Teve uma reação brusca e correu para a porta que atravessou sem a abrir. Já estava no corredor e teve um momento de hesitação. Momento que lhe foi fatal. Tinha de novo na sua frente o médico que o olhava com uma expressão agora ainda mais estranha.
«Julgavas que escapavas?»
«Você é que está louco! Lou.....co...»

«Vens comigo?»
«Sim, vou.»
«Olha, ficamos no fundo do autocarro. O banco corrido não tem ninguém.»
Pôs-se logo a sonhar. Os dois, no fundo do autocarro. Ia ser bonito.

Ricardo, que estás aí a fazer aí, sentado na sanita, há tanto tempo?»
«Eu?, aqui?»
«Ainda te constipas, amor. Vem deitar-te.»

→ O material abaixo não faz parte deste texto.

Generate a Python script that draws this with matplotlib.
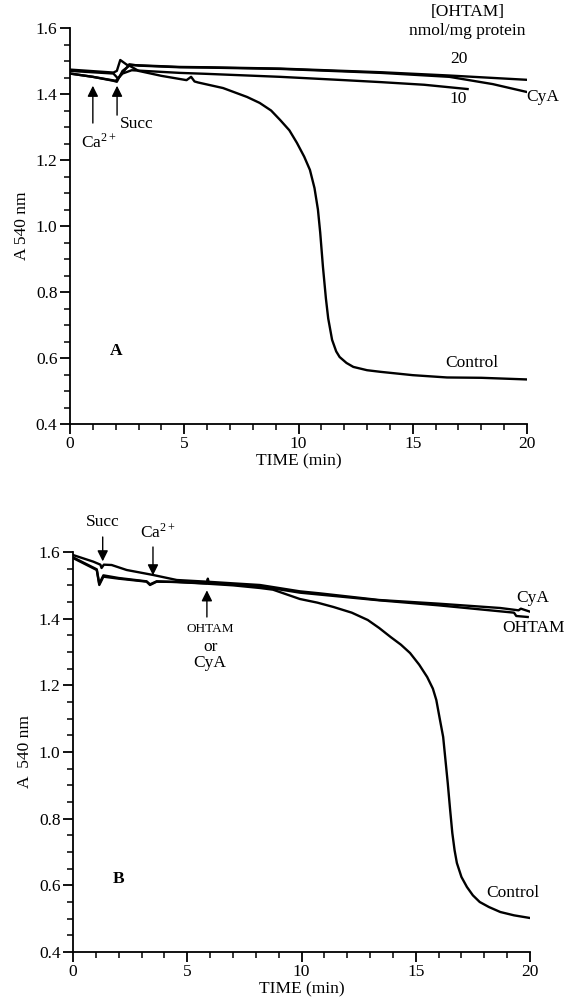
import matplotlib
matplotlib.use("Agg")
import matplotlib.pyplot as plt
from matplotlib.ticker import MultipleLocator

plt.rcParams['font.family'] = ['Liberation Serif', 'DejaVu Serif']
plt.rcParams['mathtext.fontset'] = 'stix'

# ---------------- Panel A data ----------------
a_ctrl_x = [0, 1.0, 1.9, 2.05, 2.3, 2.6, 3.0, 4.0, 5.1, 5.3, 5.45, 5.6, 6.7, 7.75, 8.3, 8.8,
            9.2, 9.6, 9.93, 10.25, 10.5, 10.7, 10.85, 10.95, 11.07, 11.2, 11.3, 11.47,
            11.65, 11.8, 12.1, 12.4, 13.0, 13.6, 15.0, 16.5, 18.0, 20]
a_ctrl_y = [1.462, 1.452, 1.44, 1.437, 1.47, 1.486, 1.47, 1.455, 1.442, 1.452, 1.438, 1.435,
            1.418, 1.391, 1.373, 1.35, 1.321, 1.29, 1.252, 1.21, 1.17, 1.115, 1.05, 0.98,
            0.876, 0.78, 0.72, 0.655, 0.62, 0.603, 0.585, 0.573, 0.563, 0.558, 0.548,
            0.541, 0.54, 0.535]

a_20_x = [0, 1.9, 2.05, 2.2, 2.5, 3.0, 4.8, 6.0, 9.2, 13.6, 16.6, 20]
a_20_y = [1.474, 1.465, 1.47, 1.503, 1.488, 1.487, 1.482, 1.481, 1.477, 1.466, 1.456, 1.443]

a_cya_x = [0, 1.9, 2.1, 2.6, 3.0, 4.8, 6.0, 9.2, 13.6, 16.6, 18.5, 20]
a_cya_y = [1.47, 1.462, 1.447, 1.49, 1.486, 1.481, 1.48, 1.476, 1.464, 1.452, 1.43, 1.406]

a_10_x = [0, 1.0, 2.0, 2.3, 2.7, 4.8, 6.0, 9.2, 12.0, 13.6, 15.5, 17.4]
a_10_y = [1.462, 1.452, 1.44, 1.462, 1.472, 1.464, 1.461, 1.452, 1.442, 1.436, 1.428, 1.415]

# ---------------- Panel B data ----------------
b_cya_x = [0, 0.89, 1.2, 1.25, 1.35, 1.69, 2.35, 3.51, 4.54, 5.85, 7.0, 8.18, 9.93, 10.8,
           13.4, 16.0, 18.7, 19.5, 19.6, 20]
b_cya_y = [1.591, 1.571, 1.562, 1.552, 1.562, 1.561, 1.546, 1.531, 1.516, 1.511, 1.506,
           1.501, 1.482, 1.476, 1.456, 1.445, 1.432, 1.425, 1.43, 1.421]

b_oht_x = [0, 1.04, 1.15, 1.33, 2.0, 3.22, 3.37, 3.66, 4.54, 5.85, 5.9, 5.95, 7.0, 8.18,
           9.93, 13.4, 16.0, 18.7, 19.3, 19.4, 19.9]
b_oht_y = [1.582, 1.546, 1.501, 1.526, 1.52, 1.511, 1.501, 1.511, 1.51, 1.506, 1.52, 1.506,
           1.503, 1.497, 1.478, 1.455, 1.44, 1.422, 1.418, 1.408, 1.405]

b_ctrl_x = [0, 1.04, 1.15, 1.33, 2.0, 3.22, 3.37, 3.66, 4.54, 5.85, 7.0, 8.18, 8.75, 9.93,
            10.7, 11.4, 12.2, 12.9, 13.4, 13.9, 14.35, 14.75, 15.15, 15.5, 15.75, 15.9,
            16.05, 16.2, 16.3, 16.4, 16.5, 16.6, 16.7, 16.8, 17.0, 17.24, 17.5, 17.8,
            18.2, 18.7, 19.3, 20]
b_ctrl_y = [1.584, 1.548, 1.505, 1.53, 1.522, 1.512, 1.503, 1.512, 1.51, 1.505, 1.5, 1.492,
            1.487, 1.459, 1.448, 1.435, 1.418, 1.396, 1.372, 1.345, 1.322, 1.297, 1.262,
            1.225, 1.19, 1.156, 1.1, 1.045, 0.976, 0.907, 0.83, 0.757, 0.705, 0.667,
            0.625, 0.595, 0.57, 0.55, 0.535, 0.52, 0.51, 0.502]

x_ticks = [0, 5, 10, 15, 20]
y_ticks = [0.4, 0.6, 0.8, 1.0, 1.2, 1.4, 1.6]

W, H = 570, 1006
fig = plt.figure(figsize=(W / 100, H / 100), dpi=100)
axA = fig.add_axes([70 / W, 1 - 424 / H, 457 / W, 396 / H])
axB = fig.add_axes([73 / W, 1 - 952 / H, 457 / W, 400 / H])

FS = 12.5
for ax in (axA, axB):
    ax.set_xlim(0, 20)
    ax.set_ylim(0.4, 1.6)
    ax.set_xticks(x_ticks)
    ax.set_yticks(y_ticks)
    ax.set_yticklabels([f"{v:.1f}" for v in y_ticks])
    ax.xaxis.set_minor_locator(MultipleLocator(1))
    ax.yaxis.set_minor_locator(MultipleLocator(0.05))
    for s in ('top', 'right'):
        ax.spines[s].set_visible(False)
    for s in ('left', 'bottom'):
        ax.spines[s].set_linewidth(1.3)
    ax.tick_params(which='major', direction='out', length=7, width=1.3, labelsize=FS, pad=2)
    ax.tick_params(which='minor', direction='out', length=4, width=1.1)
    ax.set_xlabel('TIME (min)', fontsize=FS, labelpad=1)

lw = 1.7
axA.plot(a_ctrl_x, a_ctrl_y, color='k', lw=lw)
axA.plot(a_20_x, a_20_y, color='k', lw=lw)
axA.plot(a_cya_x, a_cya_y, color='k', lw=lw)
axA.plot(a_10_x, a_10_y, color='k', lw=lw)
axA.set_ylabel('A 540 nm', fontsize=FS, labelpad=4)

aprops = dict(arrowstyle='-|>', color='k', lw=1.0, mutation_scale=16, shrinkA=0, shrinkB=0)
axA.annotate('', xy=(1.0, 1.425), xytext=(1.0, 1.312), arrowprops=aprops)
axA.annotate('', xy=(2.06, 1.425), xytext=(2.06, 1.336), arrowprops=aprops)
axA.text(0.5, 1.255, r'Ca$^{\mathregular{2+}}$', fontsize=FS, ha='left', va='center')
axA.text(2.2, 1.31, 'Succ', fontsize=FS, ha='left', va='center')
axA.text(17.4, 1.65, '[OHTAM]', fontsize=FS, ha='center', va='center', clip_on=False)
axA.text(17.4, 1.59, 'nmol/mg protein', fontsize=FS, ha='center', va='center', clip_on=False)
axA.text(17.0, 1.505, '20', fontsize=FS, ha='center', va='center')
axA.text(17.0, 1.385, '10', fontsize=FS, ha='center', va='center')
axA.text(20.7, 1.39, 'CyA', fontsize=FS, ha='center', va='center', clip_on=False)
axA.text(17.6, 0.585, 'Control', fontsize=FS, ha='center', va='center')
axA.text(2.0, 0.62, 'A', fontsize=FS, ha='center', va='center', fontweight='bold')

axB.plot(b_ctrl_x, b_ctrl_y, color='k', lw=lw)
axB.plot(b_oht_x, b_oht_y, color='k', lw=lw)
axB.plot(b_cya_x, b_cya_y, color='k', lw=lw)
axB.set_ylabel('A  540 nm', fontsize=FS, labelpad=4)

axB.annotate('', xy=(1.3, 1.572), xytext=(1.3, 1.645), arrowprops=aprops, annotation_clip=False)
axB.annotate('', xy=(3.5, 1.53), xytext=(3.5, 1.615), arrowprops=aprops, annotation_clip=False)
axB.annotate('', xy=(5.86, 1.485), xytext=(5.86, 1.405), arrowprops=aprops)
axB.text(1.3, 1.69, 'Succ', fontsize=FS, ha='center', va='center', clip_on=False)
axB.text(3.7, 1.66, r'Ca$^{\mathregular{2+}}$', fontsize=FS, ha='center', va='center', clip_on=False)
axB.text(6.0, 1.37, 'OHTAM', fontsize=9.5, ha='center', va='center')
axB.text(6.0, 1.316, 'or', fontsize=FS, ha='center', va='center')
axB.text(6.0, 1.267, 'CyA', fontsize=FS, ha='center', va='center')
axB.text(20.1, 1.462, 'CyA', fontsize=FS, ha='center', va='center', clip_on=False)
axB.text(20.15, 1.372, 'OHTAM', fontsize=FS, ha='center', va='center', clip_on=False)
axB.text(18.1, 0.577, 'Control', fontsize=FS, ha='left', va='center')
axB.text(2.0, 0.62, 'B', fontsize=FS, ha='center', va='center', fontweight='bold')

fig.savefig('out.png', dpi=100)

Ficou hipnotizado a olhar para a companheira.
«Que é?»
A companheira vestia um robe vermelho, apertado com um cinto da mesma cor. Tentou rever em pensamento a beleza daquele corpo desnudo que o robe escondia. Bastava ela desapertar o cinto.
«Já sei o que queres. Olha...»
Também ela vivia dentro dos seus sonhos?